### Set task
Without including any images, repeat the data exactly.

****

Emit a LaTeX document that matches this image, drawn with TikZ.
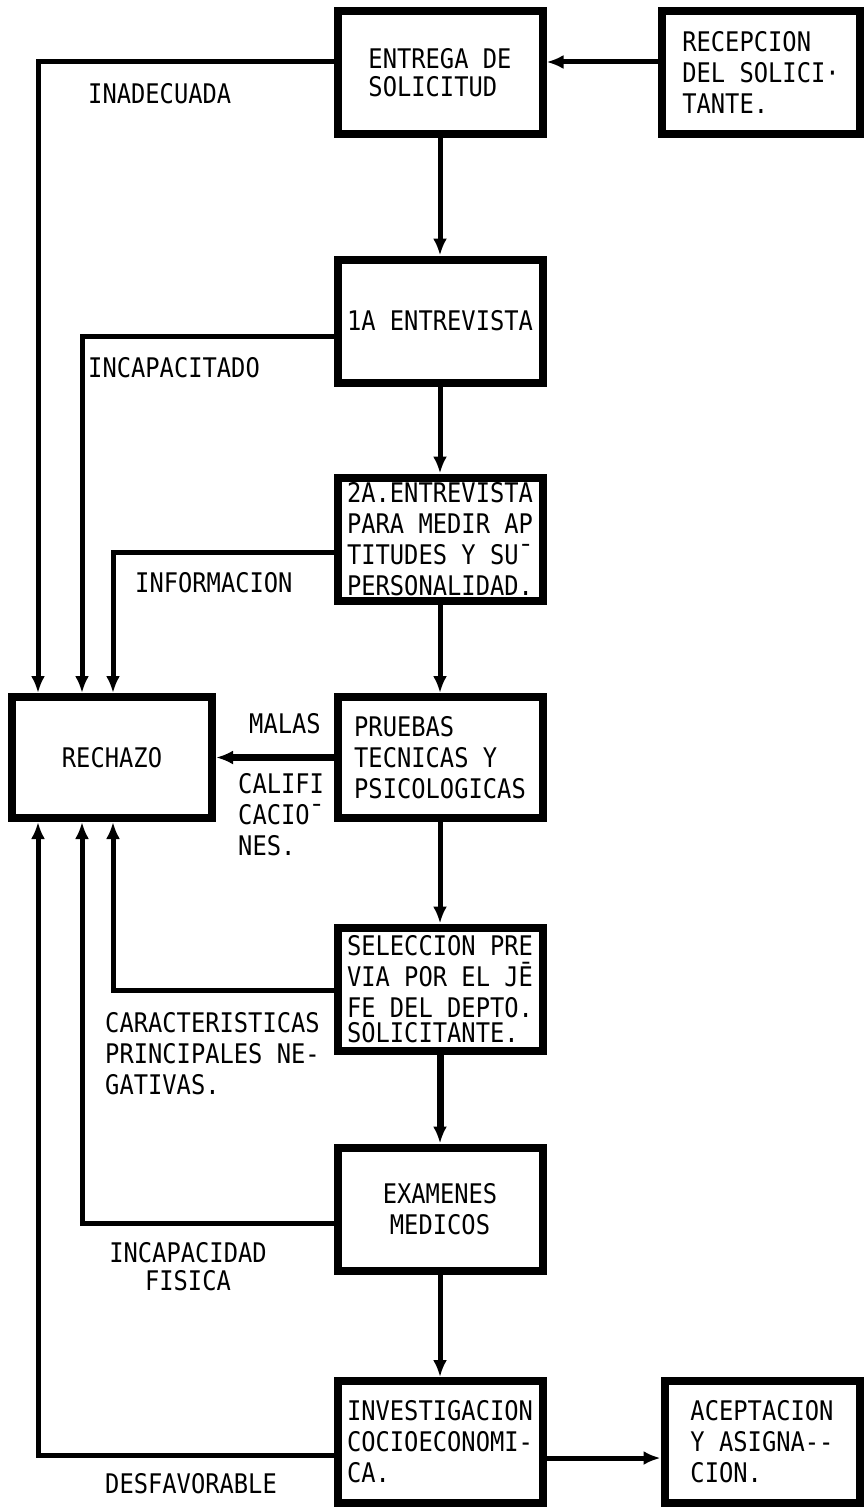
\documentclass[tikz,border=0pt]{standalone}
\usepackage{fontspec}
\setmonofont{DejaVu Sans Mono}[FakeStretch=0.88]
\usetikzlibrary{calc}
\usetikzlibrary{arrows.meta}

\tikzset{
  paso/.style={draw, line width=8pt, minimum width=205pt, minimum height=123pt,
    align=left, inner sep=0pt, font=\ttfamily\fontsize{27}{31}\selectfont},
  nota/.style={align=left, inner sep=0pt, font=\ttfamily\fontsize{27}{31}\selectfont},
  linea/.style={line width=5pt},
  flecha/.style={line width=5pt, -{Latex[length=17pt,width=14pt]}},
}

\begin{document}
\begin{tikzpicture}[x=1pt, y=-1pt]
\useasboundingbox (0,0) rectangle (867,1509);

% pasos del proceso
\node[paso] (entrega) at (440,72.5) {ENTREGA DE\\[-3pt]SOLICITUD};
\node[paso, minimum width=198pt] (recepcion) at (761,72.5) {RECEPCION\\DEL SOLICI·\\TANTE.};
\node[paso] (ent1) at (440,321) {1A ENTREVISTA};
\node[paso] (ent2) at (440,539) {2A.ENTREVISTA\\PARA MEDIR AP\\TITUDES Y SU¯\\PERSONALIDAD.};
\node[paso, minimum height=121pt] (pruebas) at (440,757.5) {PRUEBAS\\TECNICAS Y\\PSICOLOGICAS};
\node[paso, minimum width=200pt, minimum height=121pt, align=center] (rechazo) at (112,757.5) {RECHAZO};
\node[paso] (seleccion) at (440,989) {SELECCION PRE\\VIA POR EL JĒ\\FE DEL DEPTO.\\[-6pt]SOLICITANTE.};
\node[paso, align=center] (examenes) at (440,1209) {EXAMENES\\MEDICOS};
\node[paso, minimum height=122pt] (investig) at (440,1442) {INVESTIGACION\\COCIOECONOMI-\\CA.};
\node[paso, minimum width=195pt, minimum height=122pt] (aceptacion) at (762,1442) {ACEPTACION\\Y ASIGNA--\\CION.};

% flujo principal
\draw[flecha] (recepcion.west |- 0,62) -- (entrega.east |- 0,62);
\draw[flecha] (entrega) -- (ent1);
\draw[flecha] (ent1) -- (ent2);
\draw[flecha] (ent2) -- (pruebas);
\draw[flecha] (pruebas) -- (seleccion);
\draw[flecha, line width=7pt] (seleccion) -- (examenes);
\draw[flecha] (examenes) -- (investig);
\draw[flecha] (investig.east |- 0,1458) -- (aceptacion.west |- 0,1458);
\draw[flecha, line width=7pt] (pruebas) -- (rechazo);

% rechazos
\draw[flecha] (entrega.west |- 0,62) -| (38,0 |- rechazo.north);
\draw[flecha] (ent1.west |- 0,336) -| (82,0 |- rechazo.north);
\draw[flecha] (ent2.west |- 0,552) -| (113,0 |- rechazo.north);
\draw[flecha] (seleccion.west |- 0,990) -| (113,0 |- rechazo.south);
\draw[flecha] (examenes.west |- 0,1223) -| (82,0 |- rechazo.south);
\draw[flecha] (investig.west |- 0,1455) -| (38,0 |- rechazo.south);

% motivos
\node[nota, anchor=north west] (inadecuada) at (88,83) {INADECUADA};
\node[nota, anchor=north west] (incapacitado) at (88,357) {INCAPACITADO};
\node[nota, anchor=north west] (informacion) at (135,572) {INFORMACION};
\node[nota, anchor=north west] (malas) at (249,713) {MALAS};
\node[nota, anchor=north west] (calif) at (238,773) {CALIFI\\CACIO¯\\NES.};
\node[nota, anchor=north west] (caract) at (105,1012) {CARACTERISTICAS\\PRINCIPALES NE-\\GATIVAS.};
\node[nota, anchor=north, align=center, font=\ttfamily\fontsize{27}{28}\selectfont] (incapfis) at (188,1242) {INCAPACIDAD\\FISICA};
\node[nota, anchor=north west] (desfav) at (105,1473) {DESFAVORABLE};
\end{tikzpicture}
\end{document}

****

### In response
Emit a LaTeX document that matches this image, drawn with TikZ.
\documentclass[tikz,border=0pt]{standalone}
\usepackage{fontspec}
\setmonofont{DejaVu Sans Mono}[FakeStretch=0.88]
\usetikzlibrary{calc}
\usetikzlibrary{arrows.meta}

\tikzset{
  paso/.style={draw, line width=8pt, minimum width=205pt, minimum height=123pt,
    align=left, inner sep=0pt, font=\ttfamily\fontsize{27}{31}\selectfont},
  nota/.style={align=left, inner sep=0pt, font=\ttfamily\fontsize{27}{31}\selectfont},
  linea/.style={line width=5pt},
  flecha/.style={line width=5pt, -{Latex[length=17pt,width=14pt]}},
}

\begin{document}
\begin{tikzpicture}[x=1pt, y=-1pt]
\useasboundingbox (0,0) rectangle (867,1509);

% pasos del proceso
\node[paso] (entrega) at (440,72.5) {ENTREGA DE\\[-3pt]SOLICITUD};
\node[paso, minimum width=198pt] (recepcion) at (761,72.5) {RECEPCION\\DEL SOLICI·\\TANTE.};
\node[paso] (ent1) at (440,321) {1A ENTREVISTA};
\node[paso] (ent2) at (440,539) {2A.ENTREVISTA\\PARA MEDIR AP\\TITUDES Y SU¯\\PERSONALIDAD.};
\node[paso, minimum height=121pt] (pruebas) at (440,757.5) {PRUEBAS\\TECNICAS Y\\PSICOLOGICAS};
\node[paso, minimum width=200pt, minimum height=121pt, align=center] (rechazo) at (112,757.5) {RECHAZO};
\node[paso] (seleccion) at (440,989) {SELECCION PRE\\VIA POR EL JĒ\\FE DEL DEPTO.\\[-6pt]SOLICITANTE.};
\node[paso, align=center] (examenes) at (440,1209) {EXAMENES\\MEDICOS};
\node[paso, minimum height=122pt] (investig) at (440,1442) {INVESTIGACION\\COCIOECONOMI-\\CA.};
\node[paso, minimum width=195pt, minimum height=122pt] (aceptacion) at (762,1442) {ACEPTACION\\Y ASIGNA--\\CION.};

% flujo principal
\draw[flecha] (recepcion.west |- 0,62) -- (entrega.east |- 0,62);
\draw[flecha] (entrega) -- (ent1);
\draw[flecha] (ent1) -- (ent2);
\draw[flecha] (ent2) -- (pruebas);
\draw[flecha] (pruebas) -- (seleccion);
\draw[flecha, line width=7pt] (seleccion) -- (examenes);
\draw[flecha] (examenes) -- (investig);
\draw[flecha] (investig.east |- 0,1458) -- (aceptacion.west |- 0,1458);
\draw[flecha, line width=7pt] (pruebas) -- (rechazo);

% rechazos
\draw[flecha] (entrega.west |- 0,62) -| (38,0 |- rechazo.north);
\draw[flecha] (ent1.west |- 0,336) -| (82,0 |- rechazo.north);
\draw[flecha] (ent2.west |- 0,552) -| (113,0 |- rechazo.north);
\draw[flecha] (seleccion.west |- 0,990) -| (113,0 |- rechazo.south);
\draw[flecha] (examenes.west |- 0,1223) -| (82,0 |- rechazo.south);
\draw[flecha] (investig.west |- 0,1455) -| (38,0 |- rechazo.south);

% motivos
\node[nota, anchor=north west] (inadecuada) at (88,83) {INADECUADA};
\node[nota, anchor=north west] (incapacitado) at (88,357) {INCAPACITADO};
\node[nota, anchor=north west] (informacion) at (135,572) {INFORMACION};
\node[nota, anchor=north west] (malas) at (249,713) {MALAS};
\node[nota, anchor=north west] (calif) at (238,773) {CALIFI\\CACIO¯\\NES.};
\node[nota, anchor=north west] (caract) at (105,1012) {CARACTERISTICAS\\PRINCIPALES NE-\\GATIVAS.};
\node[nota, anchor=north, align=center, font=\ttfamily\fontsize{27}{28}\selectfont] (incapfis) at (188,1242) {INCAPACIDAD\\FISICA};
\node[nota, anchor=north west] (desfav) at (105,1473) {DESFAVORABLE};
\end{tikzpicture}
\end{document}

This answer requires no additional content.